The other partner doesn’t resent the time or energy it takes—they become their biggest cheerleader.

This kind of support sends a powerful message: I love you as you are, but I also believe in who you’re becoming. That belief creates space for each partner to evolve without fear of outgrowing the relationship.

5. You’ve created traditions that are yours alone

Traditions are the glue of long-term relationships. They don’t have to be elaborate—sometimes it’s as small as making pancakes every Sunday or going for a walk together on your anniversary.

These rituals become your couple “fingerprint”—something uniquely yours. 

Research from the University of Illinois shows that shared rituals help couples bond and even serve as indicators of a relationship’s trajectory, amplifying experiences and deepening connection.

In my own marriage, my husband and I have a tradition of rewatching the same cheesy holiday movie every December. We know the lines by heart, but the comfort of it—the predictability—feels grounding.

Couples with traditions tend to have a stronger sense of “us.” These moments, repeated over years, create a shared narrative that makes you feel like you’re on the same team, no matter what life throws your way.

6. You’ve learned to repair after a rupture

Looking back, this one probably deserved a higher spot on the list. Anyway…

Even in the healthiest relationships, there will be ruptures—misunderstandings, hurt feelings, or disagreements that go deeper than you expected. What matters most is your ability to repair.

The Gottman Institute calls this “the repair,” often referred to as the “secret weapon of emotionally intelligent couples.”

In Gottman’s research, consistently successful repair attempts—any small word or action that halts negativity—are a critical predictor of whether a relationship thrives or deteriorates.

Repair means more than just saying sorry—it’s about acknowledging the hurt, listening fully, and taking steps to rebuild trust.

One couple I counseled had a recurring argument about money. It wasn’t the argument itself that strained their bond—it was the lack of repair afterward.

Once they learned to circle back, own their part, and agree on a way forward, the fights became less charged and far less frequent.

If you’ve learned to come back together after a rupture, you’re practicing one of the most essential skills in lasting love.

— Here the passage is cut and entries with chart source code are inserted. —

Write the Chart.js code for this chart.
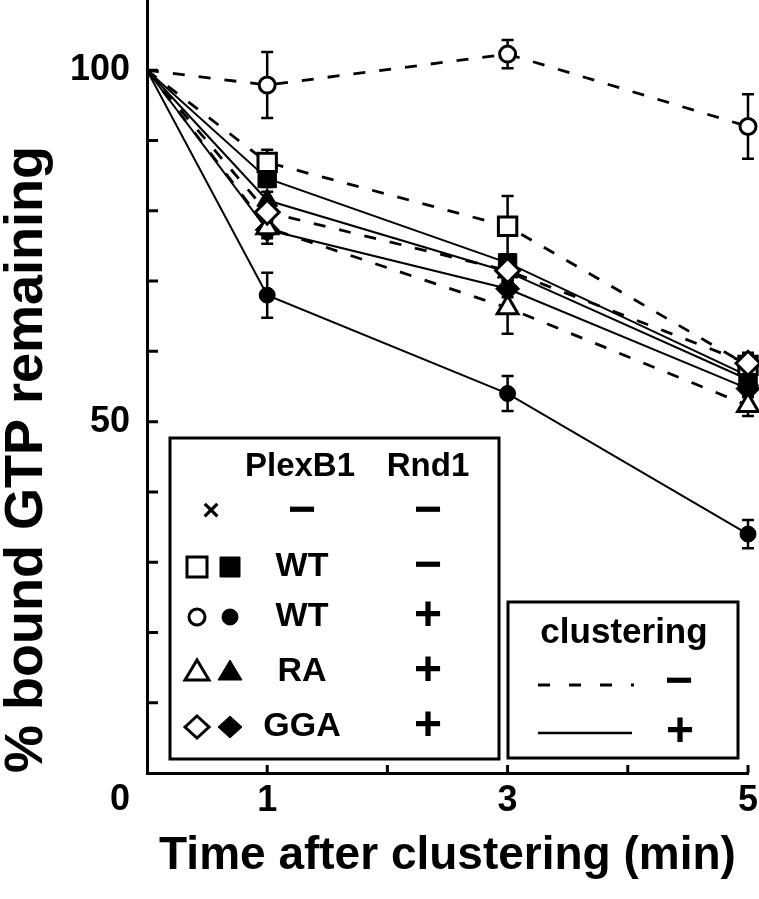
<!DOCTYPE html>
<html>
<head>
<meta charset="utf-8">
<title>% bound GTP remaining</title>
<script src="https://cdn.jsdelivr.net/npm/chart.js@4.4.1/dist/chart.umd.min.js"></script>
<style>
  html, body { margin: 0; padding: 0; background: #fff; }
  #wrap { position: relative; width: 759px; height: 899px; }
</style>
</head>
<body>
<div id="wrap"><canvas id="gtp-chart"></canvas></div>
<script>
(function () {
    'use strict';

    // time after clustering (min)
    var times = [0, 1, 3, 5];
    var xLabelValues = [1, 3, 5];
    var yLabelValues = [50, 100];

    // % bound GTP remaining ("Off" = no clustering, dashed; "On" = clustering, solid)
    var wtMinusOff = [100, 86.9, 77.8, 58.0];   // open square
    var wtMinusOn = [100, 84.6, 72.6, 56.5];    // filled square
    var wtPlusOff = [100, 97.9, 102.3, 92.0];   // open circle
    var wtPlusOn = [100, 68.0, 54.0, 34.0];     // filled circle
    var raOff = [100, 77.6, 66.2, 52.3];        // open triangle
    var raOn = [100, 81.5, 71.3, 56.0];         // filled triangle
    var ggaOff = [100, 79.8, 71.5, 58.3];       // open diamond
    var ggaOn = [100, 77.3, 68.9, 54.7];        // filled diamond

    // error bars (+/-)
    var wtMinusOffErr = [0, 1.8, 4.3, 1.5];
    var wtMinusOnErr = [0, 1.2, 1.2, 1.2];
    var wtPlusOffErr = [0, 4.7, 2.0, 4.6];
    var wtPlusOnErr = [0, 3.2, 2.5, 2.0];
    var raOffErr = [0, 2.3, 3.7, 1.5];
    var raOnErr = [0, 1.2, 1.2, 1.2];
    var ggaOffErr = [0, 1.2, 1.2, 1.5];
    var ggaOnErr = [0, 1.2, 1.2, 1.2];

    // legend table
    var plexLabels = ['\u2212', 'WT', 'WT', 'RA', 'GGA'];
    var rndLabels = ['\u2212', '\u2212', '+', '+', '+'];
    var legendMarks = ['cross', 'rect', 'circle', 'triangle', 'rectRot'];

    var FONT = '"Liberation Sans", Arial, Helvetica, sans-serif';
    var radii = { circle: 8, rect: 13, triangle: 12, rectRot: 12 };

    function series(label, values, errors, style, filled) {
        var r = radii[style];
        return {
            label: label,
            data: times.map(function (t, i) { return { x: t, y: values[i] }; }),
            errors: errors,
            borderColor: '#000',
            borderWidth: filled ? 2 : 2.8,
            borderDash: filled ? [] : [12, 14],
            pointStyle: style,
            pointRadius: times.map(function (t) { return t === 0 ? 0 : r; }),
            pointHoverRadius: times.map(function (t) { return t === 0 ? 0 : r; }),
            pointBackgroundColor: filled ? '#000' : '#fff',
            pointBorderColor: '#000',
            pointBorderWidth: filled ? 1 : 3,
            tension: 0,
            fill: false,
            clip: false
        };
    }

    function mark(ctx, style, x, y, filled) {
        ctx.beginPath();
        if (style === 'circle') {
            ctx.arc(x, y, 8, 0, Math.PI * 2);
        } else if (style === 'rect') {
            ctx.rect(x - 10, y - 10, 20, 20);
        } else if (style === 'triangle') {
            ctx.moveTo(x, y - 12);
            ctx.lineTo(x + 12, y + 8);
            ctx.lineTo(x - 12, y + 8);
            ctx.closePath();
        } else {
            ctx.moveTo(x - 12, y);
            ctx.lineTo(x, y - 11);
            ctx.lineTo(x + 12, y);
            ctx.lineTo(x, y + 11);
            ctx.closePath();
        }
        ctx.fillStyle = filled ? '#000' : '#fff';
        ctx.lineWidth = filled ? 1 : 3;
        ctx.fill();
        ctx.stroke();
    }

    var errorBars = {
        id: 'errorBars',
        beforeDatasetsDraw: function (chart) {
            var ctx = chart.ctx, ys = chart.scales.y;
            ctx.save();
            ctx.strokeStyle = '#000';
            ctx.lineWidth = 2.5;
            chart.data.datasets.forEach(function (ds, i) {
                chart.getDatasetMeta(i).data.forEach(function (pt, j) {
                    var e = ds.errors[j];
                    if (!e) return;
                    var v = ds.data[j].y;
                    var top = ys.getPixelForValue(v + e), bot = ys.getPixelForValue(v - e);
                    ctx.beginPath();
                    ctx.moveTo(pt.x, top); ctx.lineTo(pt.x, bot);
                    ctx.moveTo(pt.x - 6, top); ctx.lineTo(pt.x + 6, top);
                    ctx.moveTo(pt.x - 6, bot); ctx.lineTo(pt.x + 6, bot);
                    ctx.stroke();
                });
            });
            ctx.restore();
        }
    };

    var axisTicks = {
        id: 'axisTicks',
        afterDraw: function (chart) {
            var ctx = chart.ctx, xs = chart.scales.x, ys = chart.scales.y, a = chart.chartArea;
            ctx.save();
            ctx.strokeStyle = '#000';
            ctx.lineWidth = 3;
            ctx.beginPath();
            ys.ticks.forEach(function (t) {
                if (t.value <= 0 || t.value > 100) return;
                var y = ys.getPixelForValue(t.value);
                ctx.moveTo(a.left, y); ctx.lineTo(a.left + 11, y);
            });
            xs.ticks.forEach(function (t) {
                if (t.value <= 0) return;
                var x = xs.getPixelForValue(t.value);
                ctx.moveTo(x, a.bottom); ctx.lineTo(x, a.bottom - 8);
            });
            ctx.stroke();
            // "0" sits below the corner
            ctx.fillStyle = '#000';
            ctx.font = 'bold 36px ' + FONT;
            ctx.textAlign = 'right';
            ctx.textBaseline = 'middle';
            ctx.fillText('0', 130, ys.getPixelForValue(0) + 27);
            ctx.restore();
        }
    };

    var legendTable = {
        id: 'legendTable',
        afterDraw: function (chart) {
            var ctx = chart.ctx;
            ctx.save();
            ctx.lineWidth = 3;
            ctx.strokeStyle = '#000';
            ctx.fillStyle = '#fff';
            ctx.fillRect(170, 438, 329, 321);
            ctx.strokeRect(170, 438, 329, 321);
            ctx.fillRect(508, 602, 230, 156);
            ctx.strokeRect(508, 602, 230, 156);

            ctx.textAlign = 'center';
            ctx.textBaseline = 'middle';
            ctx.fillStyle = '#000';
            ctx.font = 'bold 33px ' + FONT;
            ctx.fillText('PlexB1', 300, 467);
            ctx.fillText('Rnd1', 428, 467);

            var rowY = [512, 567, 617, 672, 727];
            rowY.forEach(function (y, i) {
                ctx.strokeStyle = '#000';
                if (legendMarks[i] === 'cross') {
                    ctx.fillStyle = '#000';
                    ctx.font = 'bold 30px ' + FONT;
                    ctx.fillText('\u00d7', 211, y);
                } else {
                    mark(ctx, legendMarks[i], 197, y, false);
                    mark(ctx, legendMarks[i], 230, y, true);
                }
                ctx.fillStyle = '#000';
                ctx.font = (plexLabels[i] === '\u2212' ? 'bold 48px ' : 'bold 34px ') + FONT;
                ctx.fillText(plexLabels[i], 302, y);
                ctx.font = 'bold 48px ' + FONT;
                ctx.fillText(rndLabels[i], 428, y);
            });

            ctx.font = 'bold 35px ' + FONT;
            ctx.fillText('clustering', 624, 633);
            ctx.font = 'bold 48px ' + FONT;
            ctx.fillText('\u2212', 679, 683);
            ctx.fillText('+', 680, 733);

            ctx.lineWidth = 3;
            ctx.setLineDash([12, 19]);
            ctx.beginPath();
            ctx.moveTo(538, 685); ctx.lineTo(634, 685);
            ctx.stroke();
            ctx.setLineDash([]);
            ctx.lineWidth = 2.5;
            ctx.beginPath();
            ctx.moveTo(538, 733); ctx.lineTo(632, 733);
            ctx.stroke();
            ctx.restore();
        }
    };

    var tickFont = { family: FONT, size: 36, weight: 'bold' };

    // first dataset is drawn on top
    var ctx = document.getElementById('gtp-chart').getContext('2d');
    window.gtpChart = new Chart(ctx, {
        type: 'line',
        data: {
            datasets: [
                series('GGA / Rnd1+ / no clustering', ggaOff, ggaOffErr, 'rectRot', false),
                series('WT / Rnd1- / no clustering', wtMinusOff, wtMinusOffErr, 'rect', false),
                series('WT / Rnd1+ / no clustering', wtPlusOff, wtPlusOffErr, 'circle', false),
                series('RA / Rnd1+ / no clustering', raOff, raOffErr, 'triangle', false),
                series('WT / Rnd1- / clustering', wtMinusOn, wtMinusOnErr, 'rect', true),
                series('WT / Rnd1+ / clustering', wtPlusOn, wtPlusOnErr, 'circle', true),
                series('RA / Rnd1+ / clustering', raOn, raOnErr, 'triangle', true),
                series('GGA / Rnd1+ / clustering', ggaOn, ggaOnErr, 'rectRot', true)
            ]
        },
        options: {
            responsive: true,
            maintainAspectRatio: false,
            animation: false,
            layout: { autoPadding: false, padding: { top: 0, right: 11, bottom: 0, left: 0 } },
            plugins: {
                legend: { display: false },
                tooltip: { enabled: false }
            },
            scales: {
                x: {
                    type: 'linear',
                    min: 0,
                    max: 5,
                    grid: { display: false, drawTicks: false },
                    border: { display: true, color: '#000', width: 3 },
                    ticks: {
                        stepSize: 1,
                        autoSkip: false,
                        maxRotation: 0,
                        padding: 6,
                        color: '#000',
                        font: tickFont,
                        callback: function (v) { return xLabelValues.indexOf(v) >= 0 ? String(v) : ''; }
                    },
                    title: {
                        display: true,
                        text: 'Time after clustering (min)',
                        color: '#000',
                        font: { family: FONT, size: 46, weight: 'bold', lineHeight: 1 },
                        padding: { top: 0, bottom: 20 }
                    },
                    afterFit: function (scale) {
                        scale.height = 126;
                        scale.paddingLeft = 0;
                        scale.paddingRight = 0;
                    }
                },
                y: {
                    min: 0,
                    max: 110,
                    grid: { display: false, drawTicks: false },
                    border: { display: true, color: '#000', width: 3 },
                    ticks: {
                        stepSize: 10,
                        padding: 17,
                        color: '#000',
                        font: tickFont,
                        callback: function (v) { return yLabelValues.indexOf(v) >= 0 ? String(v) : ''; }
                    },
                    title: {
                        display: true,
                        text: '% bound GTP remaining',
                        align: 'start',
                        color: '#000',
                        font: { family: FONT, size: 54, weight: 'bold', lineHeight: 1 },
                        padding: { top: 0, bottom: 0 }
                    },
                    afterFit: function (scale) {
                        scale.width = 147;
                        scale.paddingTop = 0;
                        scale.paddingBottom = 0;
                    }
                }
            }
        },
        plugins: [errorBars, axisTicks, legendTable]
    });
})();
</script>
</body>
</html>
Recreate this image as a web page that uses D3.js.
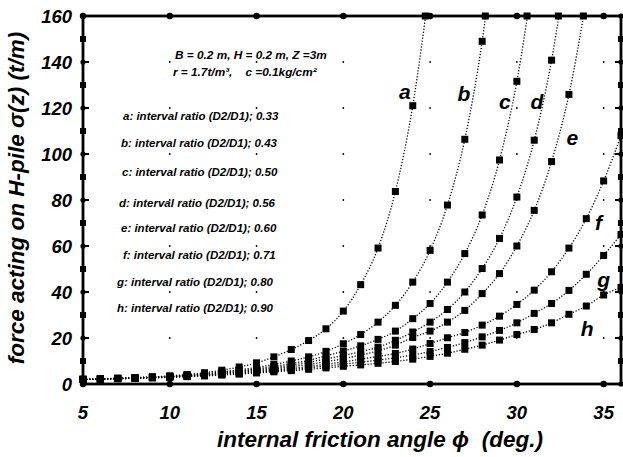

7. You’ve chosen each other—more than once

At the end of the day, love is a feeling, but commitment is a choice.

Michelle Obama has said about her marriage to Barack, “You have to choose each other every day.”

That choice matters most during the days when it’s not easy—when you’re stressed, when you disagree, or when the spark feels dimmer than usual.

Long-term couples often reach crossroads where leaving might feel simpler than working through the challenge. If you’ve faced those moments and decided to stay, grow, and recommit, you’ve built resilience into your love.

This doesn’t mean staying through harm or neglect—healthy relationships require boundaries.

But when two people consciously choose to keep showing up for each other, even through discomfort, the bond becomes harder to break.

Final thoughts

Every couple’s journey is unique, but if you’ve reached these milestones, you’ve done more than fall in love—you’ve built a partnership that can stand the test of time.

It’s not about avoiding hardship or agreeing on everything. It’s about how you show up for each other through life’s highs and lows, and the commitment to keep choosing each other along the way.

Relationships don’t just survive by accident—they last because two people nurture them, day after day.

And if you’re reading this thinking, We’ve still got some of these milestones to reach, don’t see that as a warning sign. See it as an opportunity.

Because forever isn’t something you stumble into—it’s something you create, step by step, moment by moment, together.